* [Problem] Below, find the line containing "Emit a component" and the line containing "Chart.register(...registerables);"; reproduce exactly those two and every line between them, omitting pictures.

* [Exercise materials]
▽

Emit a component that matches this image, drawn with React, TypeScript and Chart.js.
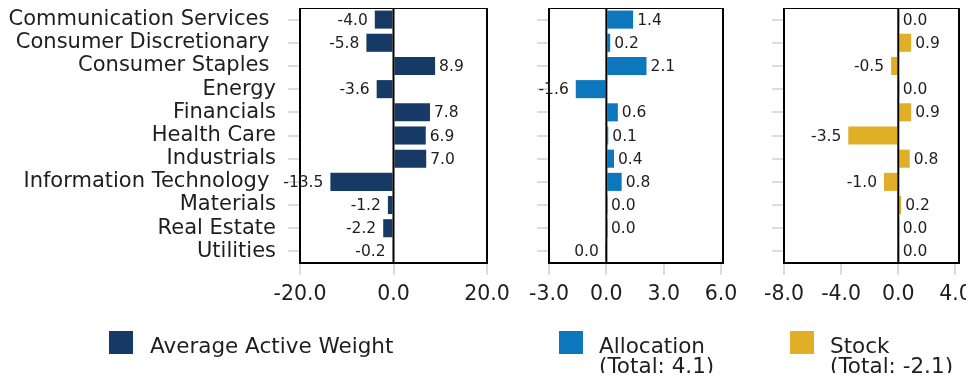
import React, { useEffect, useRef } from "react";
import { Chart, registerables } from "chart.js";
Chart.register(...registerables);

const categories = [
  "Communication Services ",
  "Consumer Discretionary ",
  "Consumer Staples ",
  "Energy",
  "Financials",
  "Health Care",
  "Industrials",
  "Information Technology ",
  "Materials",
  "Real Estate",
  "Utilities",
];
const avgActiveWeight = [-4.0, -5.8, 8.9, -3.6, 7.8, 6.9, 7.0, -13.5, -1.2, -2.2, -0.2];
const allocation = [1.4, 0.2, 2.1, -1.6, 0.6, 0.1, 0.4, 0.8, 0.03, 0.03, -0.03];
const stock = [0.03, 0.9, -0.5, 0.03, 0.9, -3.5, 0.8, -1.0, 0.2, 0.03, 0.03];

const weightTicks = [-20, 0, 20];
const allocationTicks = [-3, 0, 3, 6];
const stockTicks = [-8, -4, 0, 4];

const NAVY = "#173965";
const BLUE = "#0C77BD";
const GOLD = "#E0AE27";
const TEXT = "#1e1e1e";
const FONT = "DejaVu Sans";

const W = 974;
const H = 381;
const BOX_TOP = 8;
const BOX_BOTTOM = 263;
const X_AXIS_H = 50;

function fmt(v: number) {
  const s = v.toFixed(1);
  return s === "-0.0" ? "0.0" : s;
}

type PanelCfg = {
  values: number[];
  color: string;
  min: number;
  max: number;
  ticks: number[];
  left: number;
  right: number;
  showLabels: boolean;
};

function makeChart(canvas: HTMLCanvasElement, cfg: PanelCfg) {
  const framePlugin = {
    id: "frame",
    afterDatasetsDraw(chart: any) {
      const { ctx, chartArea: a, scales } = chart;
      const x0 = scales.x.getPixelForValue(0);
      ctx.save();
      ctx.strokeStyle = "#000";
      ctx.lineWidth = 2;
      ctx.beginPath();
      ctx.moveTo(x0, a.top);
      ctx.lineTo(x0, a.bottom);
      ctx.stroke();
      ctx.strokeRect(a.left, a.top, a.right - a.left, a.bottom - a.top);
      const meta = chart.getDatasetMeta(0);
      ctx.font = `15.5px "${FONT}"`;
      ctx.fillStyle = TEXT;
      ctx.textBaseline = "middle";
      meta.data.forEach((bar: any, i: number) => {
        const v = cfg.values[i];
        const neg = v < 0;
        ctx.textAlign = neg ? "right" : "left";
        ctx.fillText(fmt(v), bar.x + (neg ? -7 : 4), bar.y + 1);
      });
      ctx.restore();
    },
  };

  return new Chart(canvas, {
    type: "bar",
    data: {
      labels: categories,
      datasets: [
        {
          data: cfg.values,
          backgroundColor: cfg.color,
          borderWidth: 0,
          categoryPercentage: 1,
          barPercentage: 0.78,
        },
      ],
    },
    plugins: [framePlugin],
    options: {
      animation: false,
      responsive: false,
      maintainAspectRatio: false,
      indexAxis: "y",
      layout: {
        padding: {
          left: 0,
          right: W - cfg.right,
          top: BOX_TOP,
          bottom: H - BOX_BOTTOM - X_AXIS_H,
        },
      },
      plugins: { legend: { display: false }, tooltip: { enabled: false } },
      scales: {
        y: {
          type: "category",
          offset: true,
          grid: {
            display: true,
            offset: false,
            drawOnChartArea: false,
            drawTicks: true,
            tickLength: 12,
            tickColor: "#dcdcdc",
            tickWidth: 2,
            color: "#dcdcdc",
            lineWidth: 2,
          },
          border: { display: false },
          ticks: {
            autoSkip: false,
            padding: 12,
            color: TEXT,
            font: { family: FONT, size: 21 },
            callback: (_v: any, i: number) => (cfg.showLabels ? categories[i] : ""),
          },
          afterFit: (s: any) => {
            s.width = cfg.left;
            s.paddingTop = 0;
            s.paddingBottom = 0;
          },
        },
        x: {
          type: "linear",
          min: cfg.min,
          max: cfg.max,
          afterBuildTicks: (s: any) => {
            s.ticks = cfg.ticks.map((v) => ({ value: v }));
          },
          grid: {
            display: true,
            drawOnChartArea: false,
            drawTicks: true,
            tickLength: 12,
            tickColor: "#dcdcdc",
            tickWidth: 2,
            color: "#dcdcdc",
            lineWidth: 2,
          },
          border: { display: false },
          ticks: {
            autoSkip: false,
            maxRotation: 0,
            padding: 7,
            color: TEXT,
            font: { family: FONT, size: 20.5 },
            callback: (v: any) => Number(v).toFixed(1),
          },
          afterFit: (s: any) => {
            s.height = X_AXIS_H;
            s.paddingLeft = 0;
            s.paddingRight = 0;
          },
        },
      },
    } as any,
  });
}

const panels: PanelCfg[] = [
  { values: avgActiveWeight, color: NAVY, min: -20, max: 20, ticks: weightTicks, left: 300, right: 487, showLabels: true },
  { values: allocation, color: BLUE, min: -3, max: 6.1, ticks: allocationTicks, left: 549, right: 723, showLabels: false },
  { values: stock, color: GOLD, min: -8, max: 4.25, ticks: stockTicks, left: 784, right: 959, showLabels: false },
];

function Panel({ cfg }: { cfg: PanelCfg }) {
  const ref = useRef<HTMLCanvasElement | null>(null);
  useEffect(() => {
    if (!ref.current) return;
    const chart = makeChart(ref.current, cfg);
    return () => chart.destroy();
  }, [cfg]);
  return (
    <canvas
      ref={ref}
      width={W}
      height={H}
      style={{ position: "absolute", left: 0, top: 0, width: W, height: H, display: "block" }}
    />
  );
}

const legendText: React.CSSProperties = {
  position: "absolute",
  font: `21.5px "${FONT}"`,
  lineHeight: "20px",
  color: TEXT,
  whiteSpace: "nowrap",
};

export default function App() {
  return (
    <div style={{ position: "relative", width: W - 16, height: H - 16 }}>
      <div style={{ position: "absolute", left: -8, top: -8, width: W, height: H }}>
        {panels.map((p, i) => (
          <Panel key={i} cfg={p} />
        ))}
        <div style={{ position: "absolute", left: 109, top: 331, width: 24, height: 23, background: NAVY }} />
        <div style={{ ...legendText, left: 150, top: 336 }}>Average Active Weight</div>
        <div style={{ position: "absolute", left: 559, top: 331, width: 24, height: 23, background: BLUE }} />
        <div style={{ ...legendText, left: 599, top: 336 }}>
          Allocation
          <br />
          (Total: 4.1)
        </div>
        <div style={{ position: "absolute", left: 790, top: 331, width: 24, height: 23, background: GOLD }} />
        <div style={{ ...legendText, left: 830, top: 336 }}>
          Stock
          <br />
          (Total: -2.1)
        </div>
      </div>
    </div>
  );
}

△
▽

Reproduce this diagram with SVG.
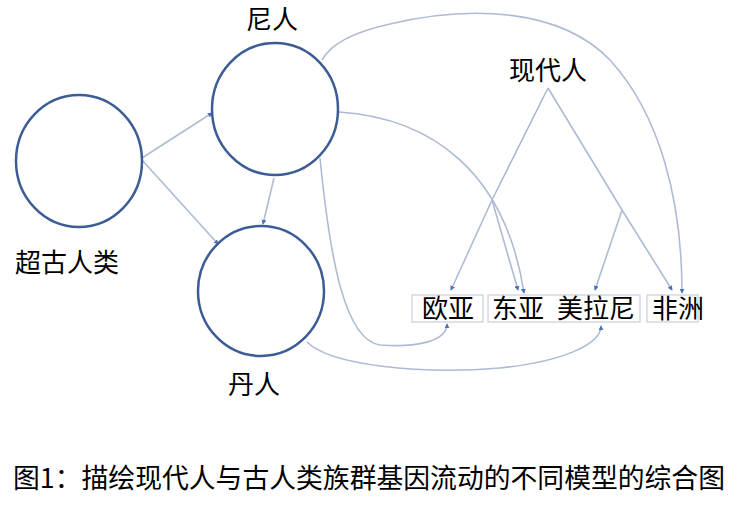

△

* [Answer for this exercise]
Emit a component that matches this image, drawn with React, TypeScript and Chart.js.
import React, { useEffect, useRef } from "react";
import { Chart, registerables } from "chart.js";
Chart.register(...registerables);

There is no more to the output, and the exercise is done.